Second, we must be careful in our understanding of ‘populist’ policies. For example, Lisa Miller argues that increased state interest in crime control has tended to track actual levels of violent crime. In this sense, state response to public concern is not in itself necessarily problematic, even if specific measure might be. If governments contain in their manifesto various criminal justice policy commitments, it is hard to argue that their election does not confer some level of legitimacy on future measures they may take.
Third, this does not necessarily mean that a misguided public, providing knee-jerk reactions to exceptional crimes, are part of the problem. An equally, if not more, compelling case might be made that developments such as the IPP sentence result from a deficit in meaningful public engagement. Policymakers currently operate in a realm of what I have come to term ‘illusory democratization’ – the public are a constant reference point, the idea of ‘the public’ as a driver of hasty reforms and often a perceived constraint on progressive policy change, but meaningful engagement with specific publics is an exception to the general rule.
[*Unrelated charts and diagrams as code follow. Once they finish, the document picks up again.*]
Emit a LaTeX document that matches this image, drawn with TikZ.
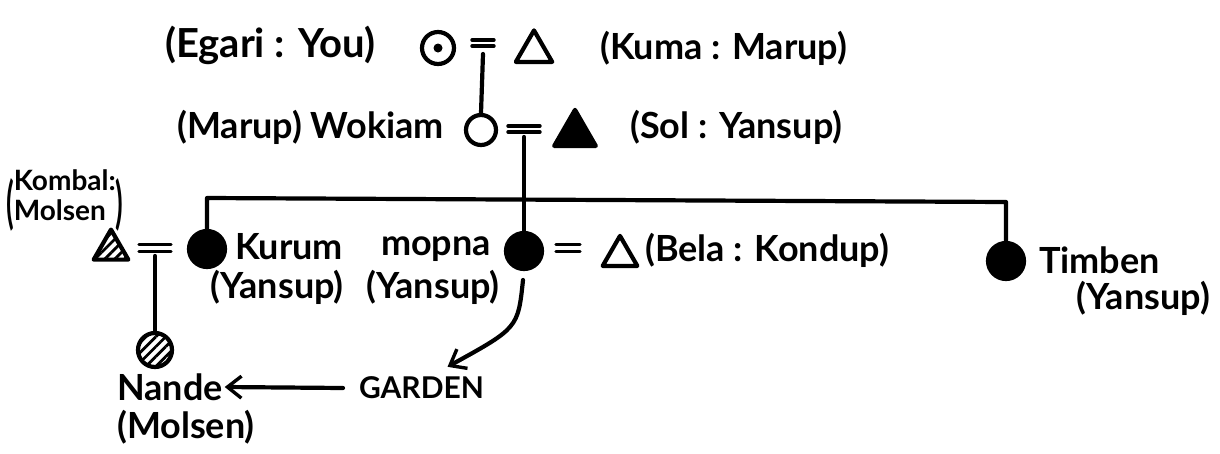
\documentclass[tikz,border=0pt]{standalone}
\usepackage{fontspec}
\setmainfont{Lato}
\usetikzlibrary{shapes.geometric,patterns.meta,arrows.meta}
\begin{document}
\begin{tikzpicture}[x=1pt,y=-1pt,line width=4.2pt,line cap=round,line join=round,
  lbl/.style={font=\fontsize{36}{38}\selectfont\bfseries,inner sep=0pt},
  big/.style={font=\fontsize{40}{42}\selectfont\bfseries,inner sep=0pt},
  small/.style={font=\fontsize{28}{30}\selectfont\bfseries,inner sep=0pt},
  fem/.style={circle,draw,minimum size=#1,inner sep=0pt},
  male/.style={regular polygon,regular polygon sides=3,draw,minimum size=#1,inner sep=0pt,anchor=south},
  hatch/.style={pattern={Lines[angle=45,distance=7pt,line width=2.8pt]}},
  eqline/.style={line width=3.4pt},
  barb/.style={-{Straight Barb[length=14pt,width=22pt,line width=3.4pt]}}
]
\useasboundingbox (0,0) rectangle (1220,453);

% generation 1
\node[big,anchor=west] (egarilbl) at (163,45) {(Egari : You)};
\node[fem=32pt] (egari) at (438,48) {};
\fill (egari.center) circle (4.5pt);
\node[male=42pt] (kuma) at (534,64) {};
\node[lbl,anchor=west] (kumalbl) at (598,48) {(Kuma : Marup)};
\coordinate (m1) at (483,43);
\draw[eqline] ([xshift=-11pt,yshift=-3pt]m1) -- ([xshift=11pt,yshift=-3pt]m1);
\draw[eqline] ([xshift=-11pt,yshift=3pt]m1) -- ([xshift=11pt,yshift=3pt]m1);

% generation 2
\node[lbl,anchor=east] (wokiamlbl) at (446,127) {(Marup) Wokiam};
\node[fem=30pt] (wokiam) at (481,130) {};
\node[male=48pt,fill] (sol) at (575,148) {};
\node[lbl,anchor=west] (sollbl) at (628,127) {(Sol : Yansup)};
\coordinate (m2) at (524,129);
\draw[eqline] ([xshift=-16pt,yshift=-3pt]m2) -- ([xshift=16pt,yshift=-3pt]m2);
\draw[eqline] ([xshift=-16pt,yshift=3pt]m2) -- ([xshift=16pt,yshift=3pt]m2);
\draw (m1 |- 0,54) -- (wokiam.north);

% generation 3
\node[fem=36pt,fill] (kurum) at (207,249) {};
\node[fem=36pt,fill] (mopna) at (524,251) {};
\node[fem=36pt,fill] (timben) at (1006,261) {};
\coordinate (barL) at (207,198);
\coordinate (barR) at (1006,202);
\draw (kurum.north) -- (barL) -- (barR) -- (timben.north);
\draw (m2 |- 0,137) -- (mopna.north);

\node[lbl,anchor=west] (kurumlbl) at (233,247) {Kurum};
\node[lbl,anchor=west] (kurumcl) at (208,287) {(Yansup)};
\node[lbl,anchor=east] (mopnalbl) at (493,249) {mopna};
\node[lbl,anchor=west] (mopnacl) at (364,287) {(Yansup)};
\node[lbl,anchor=west] (timbenlbl) at (1037,260) {Timben};
\node[lbl,anchor=east] (timbencl) at (1212,298) {(Yansup)};

% Kombal
\node[male=40pt,hatch,draw] (kombal) at (111,261) {};
\node[small,anchor=west] (komballbl) at (4,200) {\raisebox{-0.6em}{\scalebox{1}[2]{(}}\begin{tabular}{@{}l@{}}Kombal:\\Molsen\end{tabular}\raisebox{-0.6em}{\scalebox{1}[2]{)}}};
\coordinate (m3) at (155,248);
\draw[eqline] ([xshift=-16pt,yshift=-3.5pt]m3) -- ([xshift=16pt,yshift=-3.5pt]m3);
\draw[eqline] ([xshift=-16pt,yshift=3.5pt]m3) -- ([xshift=16pt,yshift=3.5pt]m3);

% Bela
\coordinate (m4) at (568,248);
\draw[eqline] ([xshift=-12pt,yshift=-3.5pt]m4) -- ([xshift=12pt,yshift=-3.5pt]m4);
\draw[eqline] ([xshift=-12pt,yshift=3.5pt]m4) -- ([xshift=12pt,yshift=3.5pt]m4);
\node[male=40pt] (bela) at (620,268) {};
\node[lbl,anchor=west] (belalbl) at (643,250) {(Bela : Kondup)};

% generation 4
\node[fem=34pt,hatch,draw] (nande) at (155,350) {};
\draw (m3 |- 0,256) -- (nande.north);
\node[lbl,anchor=west] (nandelbl) at (115,387) {Nande};
\node[lbl,anchor=west] (nandecl) at (115,427) {(Molsen)};
\node[small,font=\fontsize{30}{31}\selectfont\bfseries,anchor=west] (garden) at (357,388) {GARDEN};

% arrows
\coordinate (arrstart) at (523,280);
\draw[barb] (arrstart) .. controls (518,328) .. ([xshift=26pt,yshift=8pt]garden.north);
\draw[barb] (garden.west) ++(-14pt,0) coordinate (gw) (gw) -- (nandelbl.east);
\end{tikzpicture}
\end{document}
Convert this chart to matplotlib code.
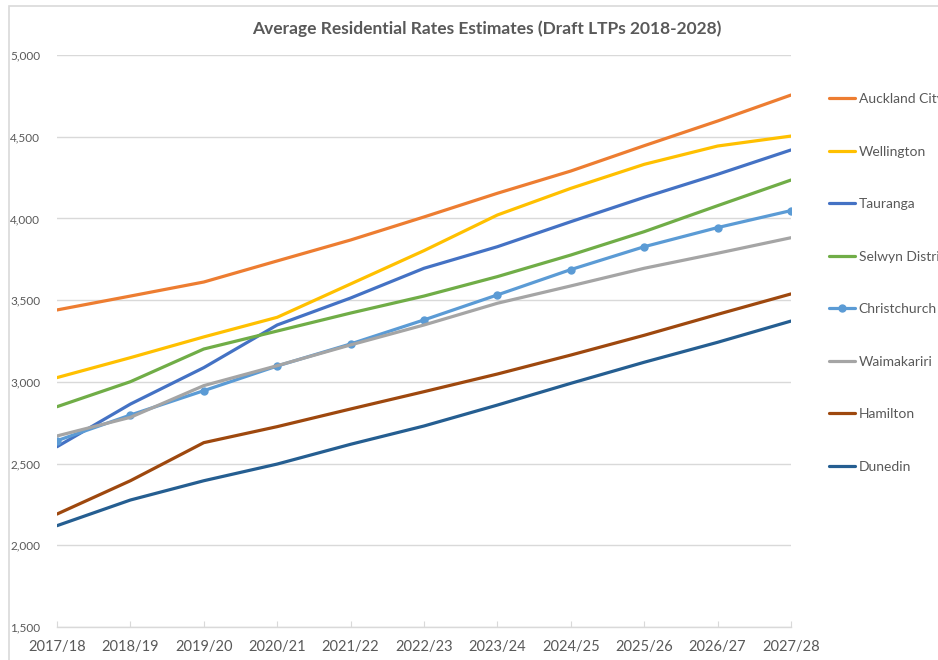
import matplotlib.pyplot as plt
from matplotlib.patches import Rectangle

# Rates data
years = ['2017/18', '2018/19', '2019/20', '2020/21', '2021/22', '2022/23',
         '2023/24', '2024/25', '2025/26', '2026/27', '2027/28']

auckland = [3440, 3525, 3611, 3740, 3868, 4009, 4154, 4290, 4445, 4596, 4755]
wellington = [3026, 3148, 3275, 3395, 3599, 3803, 4021, 4184, 4331, 4443, 4504]
tauranga = [2603, 2864, 3087, 3348, 3513, 3695, 3827, 3980, 4129, 4270, 4419]
selwyn = [2848, 3001, 3201, 3311, 3421, 3525, 3644, 3776, 3919, 4078, 4235]
christchurch = [2640, 2797, 2946, 3097, 3232, 3379, 3532, 3687, 3827, 3944, 4048]
waimakariri = [2669, 2783, 2977, 3099, 3226, 3348, 3481, 3587, 3695, 3787, 3882]
hamilton = [2191, 2395, 2628, 2726, 2834, 2940, 3048, 3164, 3285, 3413, 3538]
dunedin = [2120, 2277, 2395, 2497, 2618, 2730, 2858, 2991, 3120, 3242, 3372]

series = [
    ('Auckland City', auckland, '#ED7D31', None),
    ('Wellington', wellington, '#FFC000', None),
    ('Tauranga', tauranga, '#4472C4', None),
    ('Selwyn District', selwyn, '#70AD47', None),
    ('Christchurch', christchurch, '#5B9BD5', 'o'),
    ('Waimakariri', waimakariri, '#A5A5A5', None),
    ('Hamilton', hamilton, '#9E480E', None),
    ('Dunedin', dunedin, '#255E91', None),
]

plt.rcParams['font.family'] = ['Lato', 'DejaVu Sans']
text_col = '#595959'
grid_col = '#D9D9D9'

fig = plt.figure(figsize=(9.38, 6.6), dpi=100)
ax = fig.add_axes([57 / 938, 1 - 627 / 660, (791 - 57) / 938, (627 - 55) / 660])

# chart border (runs off the right/bottom edge like the screenshot)
fig.patches.append(Rectangle((9 / 938, -0.1), 1.2, 1 - 6 / 660 + 0.1,
                             transform=fig.transFigure, fill=False,
                             edgecolor='#D9D9D9', lw=1.2))

x = list(range(len(years)))
for name, vals, col, mk in series:
    ax.plot(x, vals, color=col, lw=2.3, marker=mk, markersize=5,
            label=name, solid_capstyle='round')

ax.set_xlim(0, len(years) - 1)
ax.set_ylim(1500, 5000)
ax.set_yticks(range(1500, 5001, 500))
ax.set_yticklabels([f'{v:,}' for v in range(1500, 5001, 500)])
ax.set_xticks(x)
ax.set_xticklabels(years)

ax.grid(axis='y', color=grid_col, lw=1)
ax.set_axisbelow(True)
for s in ['top', 'right', 'left']:
    ax.spines[s].set_visible(False)
ax.spines['bottom'].set_color(grid_col)
ax.spines['bottom'].set_linewidth(1)
ax.tick_params(axis='y', length=0, pad=12, labelsize=8.5, labelcolor=text_col)
ax.tick_params(axis='x', direction='in', length=4, color=grid_col, pad=9,
               labelsize=10.5, labelcolor=text_col)

fig.text(487 / 938, 1 - 29 / 660, 'Average Residential Rates Estimates (Draft LTPs 2018-2028)',
         ha='center', va='center', fontsize=12.5, fontweight='bold', color=text_col)

leg = fig.legend(loc='upper left', bbox_to_anchor=(829 / 938, 1 - 93 / 660),
                 frameon=False, fontsize=10, labelspacing=2.92, handlelength=1.85,
                 handletextpad=0.3, borderpad=0, borderaxespad=0)
for t in leg.get_texts():
    t.set_color(text_col)

fig.savefig('out.png', dpi=100)
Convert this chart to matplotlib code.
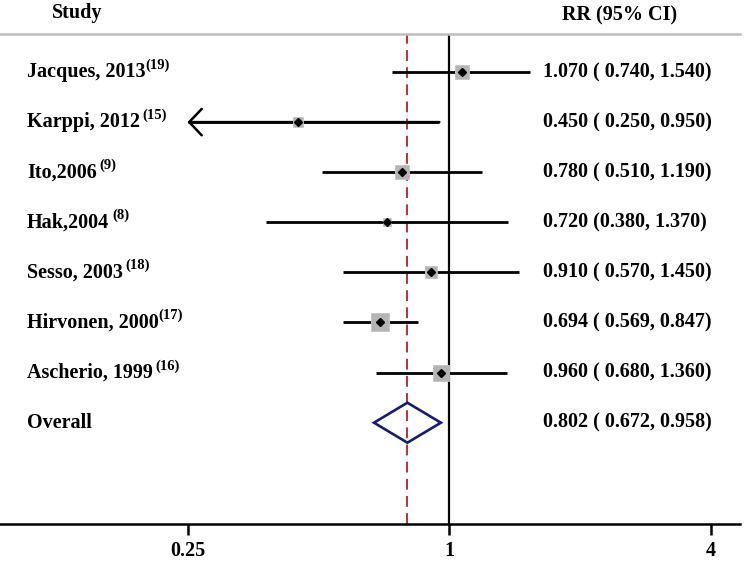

Many have convincingly argued that involving the public much more centrally in deliberations relating to crime policy is not only appropriate in a democratic society, but may lead to better outcomes in the short and longer term.
As regards to the IPP ‘prisoners left behind’, it seems unlikely that further action will be taken, notwithstanding the huge costs – financial and human – of this situation. This battle has been waged, resolution has been reached, and there is little prospect of it moving up the policy agenda once again. However, we may be approaching a fork in the road for penal policymaking more generally, with there being potential for a less punitive, more progressive path being taken. Talk is not necessarily action: how the government’s penal policy agenda unfolds in the coming months, what position the Labour opposition decides to adopt, and to what extent the localism agenda opens up space for public deliberation, remains to be seen.